As shown in FIG. 2, openings such as openings 32 may be formed in housing sidewalls 26. Openings 32 may have any suitable shapes (e.g., rectangular, round, etc.). Openings 32 may be used to accommodate connectors (e.g., Ethernet connectors, HDMI connectors, power adapter connectors, Universal Serial Bus connectors, etc.).
Protrusions such as hooks 30 may be provided around the inner periphery of sidewalls 26. A shown in FIG. 2, hooks 30 may be formed at midpoints along the straight sidewall segments of housing 14 and at each of the four corners 20 of housing 14. Internal device components may be mounted within housing 14. The internal device components may include wireless integrated circuits such as integrated circuits for forming wireless access point communications circuitry, etc.
To help dissipate heat that is generated by internal components, heat sink structures such as heat sink 34 may be mounted to the interior of housing 14. Heat sink 34 may be formed from one or more metal structures (e.g., structures formed from copper, aluminum, or other metals) or other structures with a relatively high thermal conductivity. Portions of heat sink 34 may extend vertically (e.g., parallel to vertical sidewalls 26) and portions of heat sink 34 may extend laterally (e.g., parallel to the planar housing structure that forms top surface 24 of housing 14 (FIG. 1). Heat sink 34 may be mounted within housing 12 using adhesive, heat stake structures (see, e.g., heat stakes 38), metal support members (e.g., threaded metal structures 36 for receiving threaded fasteners such as screws that screw printed circuit boards and other structures to heat sink 34), and/or other suitable fastening mechanisms. Openings such as corner opening 42 and recesses such as shallow rectangular recess 40 or recesses of other shapes may be formed in heat sink 34 (e.g., to at least partly receive integrated circuits and other components that protrude downwards into heat sink 34).

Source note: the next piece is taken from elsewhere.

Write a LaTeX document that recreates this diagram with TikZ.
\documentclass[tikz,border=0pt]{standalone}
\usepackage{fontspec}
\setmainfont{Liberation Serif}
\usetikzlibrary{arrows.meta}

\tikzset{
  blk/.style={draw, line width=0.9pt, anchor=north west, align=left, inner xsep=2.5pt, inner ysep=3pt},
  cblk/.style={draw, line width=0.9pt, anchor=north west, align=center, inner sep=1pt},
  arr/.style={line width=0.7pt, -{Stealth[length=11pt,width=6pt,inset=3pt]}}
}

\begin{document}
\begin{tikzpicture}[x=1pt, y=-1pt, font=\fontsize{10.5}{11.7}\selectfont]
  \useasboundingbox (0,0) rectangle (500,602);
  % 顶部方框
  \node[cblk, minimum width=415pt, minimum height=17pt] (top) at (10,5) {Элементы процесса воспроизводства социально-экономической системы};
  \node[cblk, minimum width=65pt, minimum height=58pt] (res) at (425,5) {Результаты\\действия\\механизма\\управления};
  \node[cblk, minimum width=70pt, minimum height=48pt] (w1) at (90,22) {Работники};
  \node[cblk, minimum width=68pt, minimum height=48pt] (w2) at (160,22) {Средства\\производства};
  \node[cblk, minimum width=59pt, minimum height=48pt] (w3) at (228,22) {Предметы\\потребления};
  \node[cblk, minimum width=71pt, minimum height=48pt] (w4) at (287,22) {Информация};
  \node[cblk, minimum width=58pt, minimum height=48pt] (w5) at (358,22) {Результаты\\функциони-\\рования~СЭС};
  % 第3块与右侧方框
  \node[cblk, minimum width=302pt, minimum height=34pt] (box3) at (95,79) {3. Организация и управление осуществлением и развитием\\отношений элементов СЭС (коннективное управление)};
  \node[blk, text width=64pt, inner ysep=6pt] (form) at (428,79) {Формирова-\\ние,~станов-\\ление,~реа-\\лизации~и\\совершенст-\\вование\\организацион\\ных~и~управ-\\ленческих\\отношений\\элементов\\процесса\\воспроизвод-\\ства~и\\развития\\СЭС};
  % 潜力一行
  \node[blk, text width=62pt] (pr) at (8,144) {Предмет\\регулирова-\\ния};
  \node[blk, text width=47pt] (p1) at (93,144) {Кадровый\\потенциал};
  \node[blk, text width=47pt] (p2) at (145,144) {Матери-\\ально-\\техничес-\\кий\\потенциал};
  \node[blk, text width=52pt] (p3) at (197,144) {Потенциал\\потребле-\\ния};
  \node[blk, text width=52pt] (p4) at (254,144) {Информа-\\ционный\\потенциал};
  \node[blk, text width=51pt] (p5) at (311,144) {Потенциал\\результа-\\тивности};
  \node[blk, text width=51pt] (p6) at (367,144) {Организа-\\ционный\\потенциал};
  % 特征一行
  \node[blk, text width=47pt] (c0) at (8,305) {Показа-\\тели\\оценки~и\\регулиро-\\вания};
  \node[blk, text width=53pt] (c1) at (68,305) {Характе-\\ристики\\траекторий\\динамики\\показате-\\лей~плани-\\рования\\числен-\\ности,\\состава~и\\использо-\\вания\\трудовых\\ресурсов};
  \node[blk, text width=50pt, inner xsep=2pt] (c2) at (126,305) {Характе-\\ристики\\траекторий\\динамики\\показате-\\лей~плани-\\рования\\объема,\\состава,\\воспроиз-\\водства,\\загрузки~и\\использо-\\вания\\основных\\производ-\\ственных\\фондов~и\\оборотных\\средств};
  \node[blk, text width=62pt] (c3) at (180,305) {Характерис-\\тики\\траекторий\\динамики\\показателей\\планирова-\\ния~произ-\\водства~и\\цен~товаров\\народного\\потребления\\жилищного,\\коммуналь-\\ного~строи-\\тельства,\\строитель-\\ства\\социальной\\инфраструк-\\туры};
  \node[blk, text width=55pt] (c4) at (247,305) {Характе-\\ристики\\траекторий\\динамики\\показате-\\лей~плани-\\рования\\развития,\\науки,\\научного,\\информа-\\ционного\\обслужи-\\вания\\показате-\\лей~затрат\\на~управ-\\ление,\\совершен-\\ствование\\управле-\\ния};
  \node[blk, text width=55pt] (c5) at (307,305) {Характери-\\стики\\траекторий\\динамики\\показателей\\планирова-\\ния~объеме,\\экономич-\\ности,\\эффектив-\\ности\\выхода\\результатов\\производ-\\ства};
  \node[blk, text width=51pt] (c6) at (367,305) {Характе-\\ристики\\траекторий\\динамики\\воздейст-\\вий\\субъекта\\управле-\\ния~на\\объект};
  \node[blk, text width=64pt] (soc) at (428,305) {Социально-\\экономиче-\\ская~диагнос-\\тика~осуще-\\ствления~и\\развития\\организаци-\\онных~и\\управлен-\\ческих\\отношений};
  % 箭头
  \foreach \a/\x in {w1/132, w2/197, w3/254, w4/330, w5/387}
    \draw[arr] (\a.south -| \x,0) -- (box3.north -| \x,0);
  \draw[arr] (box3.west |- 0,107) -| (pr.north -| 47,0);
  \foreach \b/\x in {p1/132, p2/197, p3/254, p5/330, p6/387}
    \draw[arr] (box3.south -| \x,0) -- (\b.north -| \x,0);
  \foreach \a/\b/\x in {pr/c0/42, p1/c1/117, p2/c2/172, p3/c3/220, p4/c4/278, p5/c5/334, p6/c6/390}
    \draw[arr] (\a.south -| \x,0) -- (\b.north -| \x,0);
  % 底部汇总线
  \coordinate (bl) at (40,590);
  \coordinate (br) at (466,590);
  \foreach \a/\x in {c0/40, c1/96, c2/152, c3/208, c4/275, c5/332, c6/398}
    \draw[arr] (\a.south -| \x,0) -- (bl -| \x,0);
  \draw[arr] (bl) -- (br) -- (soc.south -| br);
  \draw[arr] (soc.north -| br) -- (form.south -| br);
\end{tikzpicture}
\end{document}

FIG. 3 is a side view of an illustrative configuration that may be used for housing 12. As shown in FIG. 3, protrusion 44 or other engagement features in lower housing 16 may be inserted in direction 48 into mating recess 46 or other engagement features in housing sidewalls 26 or other portions of upper housing 26. Following insertion of portion 44 of housing 16 into housing 14 in direction 48, housing 16 may be rotated in direction 50 so that hooks 30 (FIG. 2) engage snaps 18 (FIG. 1). If desired, protrusion 44 and recess 46 may be omitted and housing 16 may be inserted into housing 14 vertically (i.e., without rotation).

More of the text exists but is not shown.